Output the full listing below exactly as it reads, and skip anything that is a picture.

> **COLLECTED MATERIAL**:
========

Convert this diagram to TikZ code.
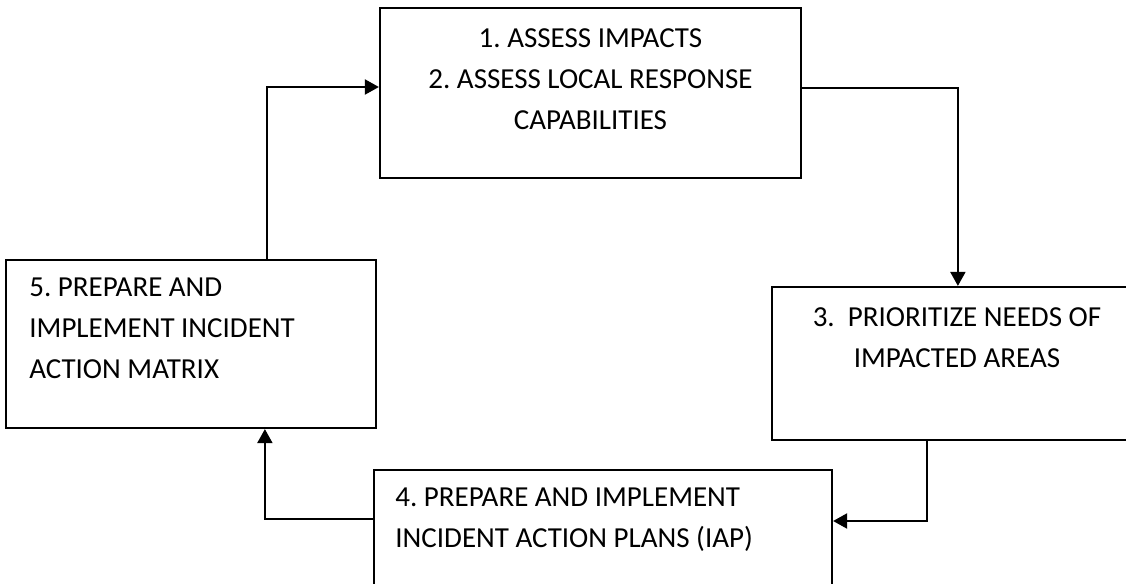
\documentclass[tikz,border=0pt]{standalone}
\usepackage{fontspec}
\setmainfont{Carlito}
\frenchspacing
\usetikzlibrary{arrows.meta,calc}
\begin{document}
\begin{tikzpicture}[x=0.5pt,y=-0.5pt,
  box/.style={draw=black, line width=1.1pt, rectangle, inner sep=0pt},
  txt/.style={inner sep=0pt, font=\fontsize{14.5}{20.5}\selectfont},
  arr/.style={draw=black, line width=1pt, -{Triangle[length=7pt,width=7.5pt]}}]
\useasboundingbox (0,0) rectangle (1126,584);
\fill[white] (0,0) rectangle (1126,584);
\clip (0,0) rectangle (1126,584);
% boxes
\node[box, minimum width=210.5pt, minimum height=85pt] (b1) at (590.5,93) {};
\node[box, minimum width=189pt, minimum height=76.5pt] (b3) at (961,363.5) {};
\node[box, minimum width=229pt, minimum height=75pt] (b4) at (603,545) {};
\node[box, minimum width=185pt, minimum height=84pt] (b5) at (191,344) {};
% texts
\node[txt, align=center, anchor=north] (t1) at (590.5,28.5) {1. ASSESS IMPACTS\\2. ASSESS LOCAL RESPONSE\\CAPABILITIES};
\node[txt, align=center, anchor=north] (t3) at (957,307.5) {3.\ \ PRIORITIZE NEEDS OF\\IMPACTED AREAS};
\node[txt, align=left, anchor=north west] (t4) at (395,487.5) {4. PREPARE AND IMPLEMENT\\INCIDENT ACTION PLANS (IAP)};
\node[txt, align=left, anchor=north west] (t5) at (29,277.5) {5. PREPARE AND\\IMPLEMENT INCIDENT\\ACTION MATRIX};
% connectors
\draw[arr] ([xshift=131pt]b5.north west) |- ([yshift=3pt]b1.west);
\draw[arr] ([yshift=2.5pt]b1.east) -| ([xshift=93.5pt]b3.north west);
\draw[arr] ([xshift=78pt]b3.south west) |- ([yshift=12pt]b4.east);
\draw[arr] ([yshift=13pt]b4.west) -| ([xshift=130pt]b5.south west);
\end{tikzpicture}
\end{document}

========

> **TASK RESULT**:
Convert this diagram to TikZ code.
\documentclass[tikz,border=0pt]{standalone}
\usepackage{fontspec}
\setmainfont{Carlito}
\frenchspacing
\usetikzlibrary{arrows.meta,calc}
\begin{document}
\begin{tikzpicture}[x=0.5pt,y=-0.5pt,
  box/.style={draw=black, line width=1.1pt, rectangle, inner sep=0pt},
  txt/.style={inner sep=0pt, font=\fontsize{14.5}{20.5}\selectfont},
  arr/.style={draw=black, line width=1pt, -{Triangle[length=7pt,width=7.5pt]}}]
\useasboundingbox (0,0) rectangle (1126,584);
\fill[white] (0,0) rectangle (1126,584);
\clip (0,0) rectangle (1126,584);
% boxes
\node[box, minimum width=210.5pt, minimum height=85pt] (b1) at (590.5,93) {};
\node[box, minimum width=189pt, minimum height=76.5pt] (b3) at (961,363.5) {};
\node[box, minimum width=229pt, minimum height=75pt] (b4) at (603,545) {};
\node[box, minimum width=185pt, minimum height=84pt] (b5) at (191,344) {};
% texts
\node[txt, align=center, anchor=north] (t1) at (590.5,28.5) {1. ASSESS IMPACTS\\2. ASSESS LOCAL RESPONSE\\CAPABILITIES};
\node[txt, align=center, anchor=north] (t3) at (957,307.5) {3.\ \ PRIORITIZE NEEDS OF\\IMPACTED AREAS};
\node[txt, align=left, anchor=north west] (t4) at (395,487.5) {4. PREPARE AND IMPLEMENT\\INCIDENT ACTION PLANS (IAP)};
\node[txt, align=left, anchor=north west] (t5) at (29,277.5) {5. PREPARE AND\\IMPLEMENT INCIDENT\\ACTION MATRIX};
% connectors
\draw[arr] ([xshift=131pt]b5.north west) |- ([yshift=3pt]b1.west);
\draw[arr] ([yshift=2.5pt]b1.east) -| ([xshift=93.5pt]b3.north west);
\draw[arr] ([xshift=78pt]b3.south west) |- ([yshift=12pt]b4.east);
\draw[arr] ([yshift=13pt]b4.west) -| ([xshift=130pt]b5.south west);
\end{tikzpicture}
\end{document}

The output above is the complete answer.